Saturday, May 3, 2014

Challenging Grief

A Hibernating Tree, Custom House Plaza, Monterey State Historic Park (March 2013)
A Hibernating Tree, Custom House Plaza,
Monterey State Historic Park (March 2013)
They say death comes in threes. That was true for me recently. After a month of emotionally-charged practices, my sisters and I sang at the memorial service for a dear friend at Saturday. He had been a church elder when we were kids, and he and his wife were like another set of grandparents to us for many years. Within a day after, I heard that the husband of one my great aunts and another kind elderly man from my former congregation had also passed away.

Now all three men had been living on borrowed time for years, and their states of health suggested that things were probably coming to a rapid close. However, their deaths still came as a bit of a shock. Add to all this a sudden bout of the flu and the pressures of wrapping up a stressful semester, one filled with scheduling mix-ups and problems with students cheating and just being plain bratty, and you can see that I’m a bit frazzled. This past week I only got to attend two brief days of the 2014 Newport Beach Film Festival, and missed the 2014 Pepperdine Bible Lectures entirely, two events that because of my respective NBFF volunteer history and Church of Christ ties I try not to miss. I genuinely feel as though my life has turned upside down in the last week.

It’s a strange coincidence that last month I just happened to join a book club at the local library and it so happened that the month of April’s selection was Wild: From Lost to Found on the Pacific Crest Trail by Cheryl Strayed. This memoir follows the author as she struggles to cope with her mother’s death and finds peace hiking portions of the Pacific Crest Trail (PCT), a 2,663-mile long passage that stretches from the Mexican to the Canadian border.

Overall I liked the book, as it brought back some humorous childhood memories of backpacking in the same Sierra Nevada. More importantly, I grew to appreciate the author’s drive to overcome a rather eyebrow-raising past and remake her life for the better in light of the personal tragedy with which she was struggling.

Maybe I should take note.
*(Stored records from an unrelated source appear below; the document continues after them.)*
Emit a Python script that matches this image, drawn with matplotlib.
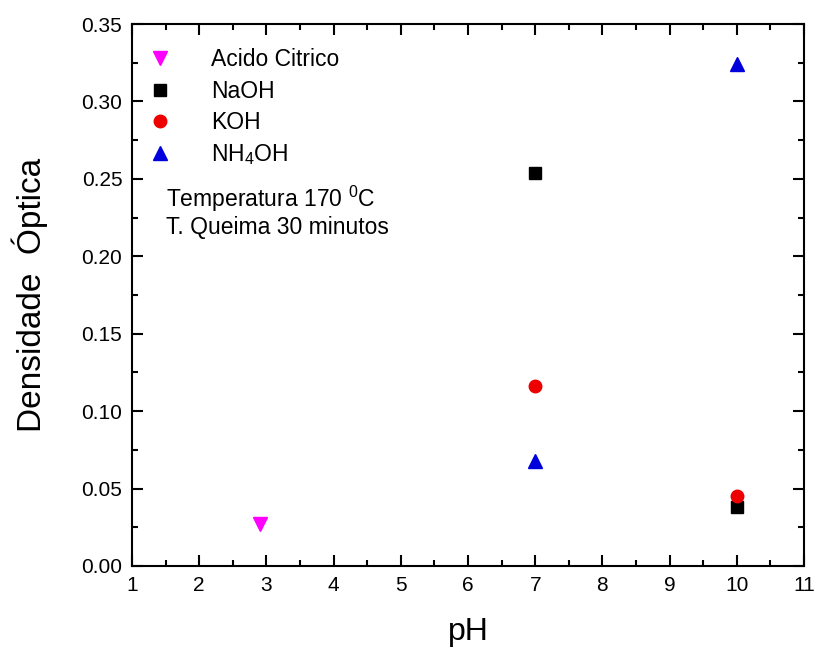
import numpy as np
import matplotlib
matplotlib.use("Agg")
import matplotlib.pyplot as plt
from matplotlib.ticker import MultipleLocator

plt.rcParams["font.family"] = ["Liberation Sans", "DejaVu Sans"]
plt.rcParams["mathtext.fontset"] = "custom"
plt.rcParams["mathtext.rm"] = "Liberation Sans"
plt.rcParams["mathtext.it"] = "Liberation Sans"

# data
acido_ph = [2.9]
acido_do = [0.027]
naoh_ph = [7, 10]
naoh_do = [0.254, 0.038]
koh_ph = [7, 10]
koh_do = [0.116, 0.045]
nh4oh_ph = [7, 10]
nh4oh_do = [0.068, 0.324]

fig = plt.figure(figsize=(8.16, 6.49), dpi=100)
ax = fig.add_axes([0.1618, 0.1279, 0.8235, 0.8351])

ax.plot(acido_ph, acido_do, "v", color="#ff00ff", ms=10, label="Acido Citrico", ls="none")
ax.plot(naoh_ph, naoh_do, "s", color="black", ms=8, label="NaOH", ls="none")
ax.plot(koh_ph, koh_do, "o", color="#ee0000", ms=9, label="KOH", ls="none")
ax.plot(nh4oh_ph, nh4oh_do, "^", color="#0000dd", ms=10, label=r"NH$_4$OH", ls="none")

ax.set_xlim(1, 11)
ax.set_ylim(0, 0.35)
ax.xaxis.set_major_locator(MultipleLocator(1))
ax.xaxis.set_minor_locator(MultipleLocator(0.5))
ax.yaxis.set_major_locator(MultipleLocator(0.05))
ax.yaxis.set_minor_locator(MultipleLocator(0.025))
ax.yaxis.set_major_formatter(plt.FormatStrFormatter("%.2f"))
ax.tick_params(which="both", direction="in", top=True, right=True, width=1.5)
ax.tick_params(which="major", length=8, labelsize=15, pad=7)
ax.tick_params(which="minor", length=4.5)
for s in ax.spines.values():
    s.set_linewidth(1.5)

ax.set_xlabel("pH", fontsize=23, labelpad=16)
ax.set_ylabel("Densidade  Óptica", fontsize=24, labelpad=24)

ax.legend(loc="upper left", frameon=False, fontsize=16.5, handlelength=1.0,
          handletextpad=1.7, labelspacing=0.36, borderpad=0, borderaxespad=0,
          bbox_to_anchor=(0.025, 0.955))
ax.text(0.051, 0.677, r"Temperatura 170 $^{0}$C", transform=ax.transAxes,
        fontsize=16.5, va="center")
ax.text(0.051, 0.624, "T. Queima 30 minutos", transform=ax.transAxes,
        fontsize=16.5, va="center")

fig.savefig("out.png", dpi=100)
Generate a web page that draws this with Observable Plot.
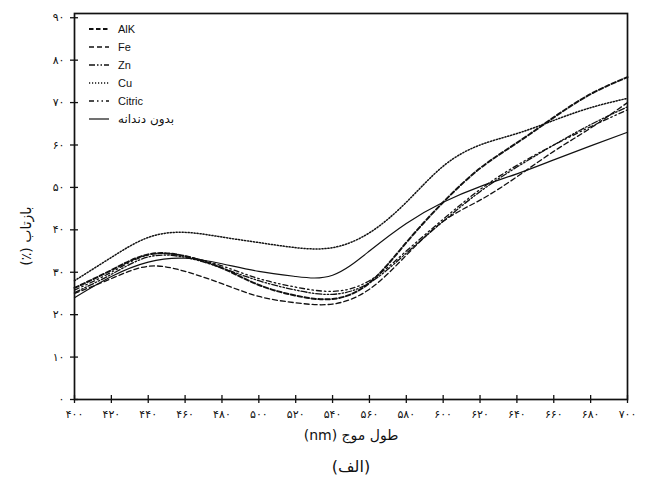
<!DOCTYPE html>
<html>
<head>
<meta charset="utf-8">
<script src="https://cdn.jsdelivr.net/npm/d3@7"></script>
<script src="https://cdn.jsdelivr.net/npm/@observablehq/plot@0.6"></script>
<style>
  html, body { margin: 0; padding: 0; background: #fff; }
  #wrap { position: relative; width: 650px; height: 491px; }
  #legend { position: absolute; left: 88px; top: 20px; font-family: "Liberation Sans", Arial, sans-serif; font-size: 11px; color: #111; }
  #legend .row { display: flex; align-items: center; height: 18px; }
  #legend svg { margin-right: 8px; }
</style>
</head>
<body>
<div id="wrap"><div id="legend"></div></div>
<script>
// wavelengths (nm)
const wavelengths = [400, 420, 440, 460, 480, 500, 520, 540, 560, 580, 600, 620, 640, 660, 680, 700];
// reflectance (%) per series
const alk    = [26.3, 30.5, 34.2, 33.8, 31.0, 27.0, 24.5, 23.7, 27.5, 37.0, 46.5, 54.5, 60.5, 66.5, 72.0, 76.0];
const fe     = [25.0, 28.5, 31.4, 30.2, 27.3, 24.3, 22.8, 22.5, 26.0, 34.0, 42.0, 47.0, 52.5, 58.5, 64.0, 70.0];
const zn     = [25.2, 29.5, 33.6, 33.5, 31.0, 28.0, 25.8, 24.8, 27.5, 34.5, 42.0, 49.0, 54.8, 60.0, 64.8, 69.0];
const cu     = [28.0, 33.5, 38.2, 39.4, 38.3, 37.0, 35.8, 35.8, 39.3, 46.5, 55.0, 60.0, 62.7, 65.8, 68.8, 71.0];
const citric = [25.8, 30.0, 34.1, 33.8, 31.5, 28.5, 26.5, 25.5, 28.0, 35.0, 42.5, 49.5, 55.2, 60.0, 64.3, 68.3];
const plain  = [24.0, 29.0, 32.4, 33.3, 32.0, 30.2, 29.0, 29.3, 35.0, 41.5, 46.5, 50.2, 53.2, 56.5, 59.8, 63.0];

const seriesNames = ["AlK", "Fe", "Zn", "Cu", "Citric", "بدون دندانه"];
const seriesValues = [alk, fe, zn, cu, citric, plain];
const xTicks = [400, 420, 440, 460, 480, 500, 520, 540, 560, 580, 600, 620, 640, 660, 680, 700];
const yTicks = [0, 10, 20, 30, 40, 50, 60, 70, 80, 90];
const xLabel = "طول موج (nm)";
const yLabel = "بازتاب (٪)";
const caption = "(الف)";

const styles = {
  "AlK":        {strokeWidth: 2.0, dash: "4.5,2.5"},
  "Fe":         {strokeWidth: 1.3, dash: "5,3"},
  "Zn":         {strokeWidth: 1.3, dash: "6,2,1.5,2,1.5,2"},
  "Cu":         {strokeWidth: 1.5, dash: "1.2,1.8"},
  "Citric":     {strokeWidth: 1.3, dash: "5,3,1.5,3,1.5,3"},
  "بدون دندانه": {strokeWidth: 1.2, dash: null}
};

const fa = (n) => String(n).replace(/\d/g, (c) => "۰۱۲۳۴۵۶۷۸۹"[+c]);

const rows = [];
seriesNames.forEach((name, i) => {
  wavelengths.forEach((w, j) => rows.push({series: name, x: w, y: seriesValues[i][j]}));
});

const lineMarks = seriesNames.map((name) =>
  Plot.line(rows.filter((d) => d.series === name), {
    x: "x", y: "y", curve: "natural", stroke: "#111",
    strokeWidth: styles[name].strokeWidth,
    strokeDasharray: styles[name].dash
  })
);

const chart = Plot.plot({
  width: 650,
  height: 491,
  marginLeft: 74,
  marginRight: 23,
  marginTop: 13,
  marginBottom: 92,
  style: {fontFamily: "'DejaVu Sans', sans-serif", fontSize: "11px", color: "#111", background: "#fff"},
  x: {domain: [400, 700]},
  y: {domain: [0, 91]},
  marks: [
    ...lineMarks,
    Plot.frame({stroke: "#111", strokeWidth: 1.7}),
    Plot.axisX(xTicks, {tickSize: 8, dy: -4, tickPadding: 7, tickFormat: fa, label: null, fontSize: 11, stroke: "#111", strokeWidth: 1.3}),
    Plot.axisY(yTicks, {tickSize: 8, dx: 4, tickPadding: 6, tickFormat: fa, label: null, fontSize: 11, stroke: "#111", strokeWidth: 1.3}),
    Plot.text([xLabel], {frameAnchor: "bottom", dy: 40, fontSize: 14, fill: "#111"}),
    Plot.text([caption], {frameAnchor: "bottom", dy: 72, fontSize: 16, fill: "#111"}),
    Plot.text([yLabel], {frameAnchor: "left", dx: -48, dy: 0, rotate: -90, fontSize: 14, fill: "#111"})
  ]
});
// right-to-left base direction for Persian labels
d3.select(chart).selectAll("text").each(function () {
  if (/[\u0600-\u06FF]/.test(this.textContent) && !/^[\u06F0-\u06F9]+$/.test(this.textContent)) {
    this.setAttribute("direction", "rtl");
    this.style.unicodeBidi = "embed";
  }
});
document.getElementById("wrap").prepend(chart);

// legend
const legend = d3.select("#legend");
seriesNames.forEach((name) => {
  const row = legend.append("div").attr("class", "row");
  const s = row.append("svg").attr("width", 22).attr("height", 10);
  s.append("line").attr("x1", 1).attr("x2", 21).attr("y1", 5).attr("y2", 5)
    .attr("stroke", "#111")
    .attr("stroke-width", styles[name].strokeWidth)
    .attr("stroke-dasharray", styles[name].dash);
  row.append("span").text(name)
    .style("font-family", /[\u0600-\u06FF]/.test(name) ? "'DejaVu Sans', sans-serif" : null)
    .style("font-size", /[\u0600-\u06FF]/.test(name) ? "12px" : null);
});
</script>
</body>
</html>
It’s not that I believe grieving is wrong. Taking your time with it is very important for a full recovery. I was able to move on from two heartbreaks and countless other deaths because I allowed myself to take whatever time necessary to heal, be it days or years. Only after a proper grieving period is it really possible to look beyond the gray skies towards a bright horizon. And that’s what I see: a bright future in the making. That’s the strange thing about death: it gives hope for rebirth.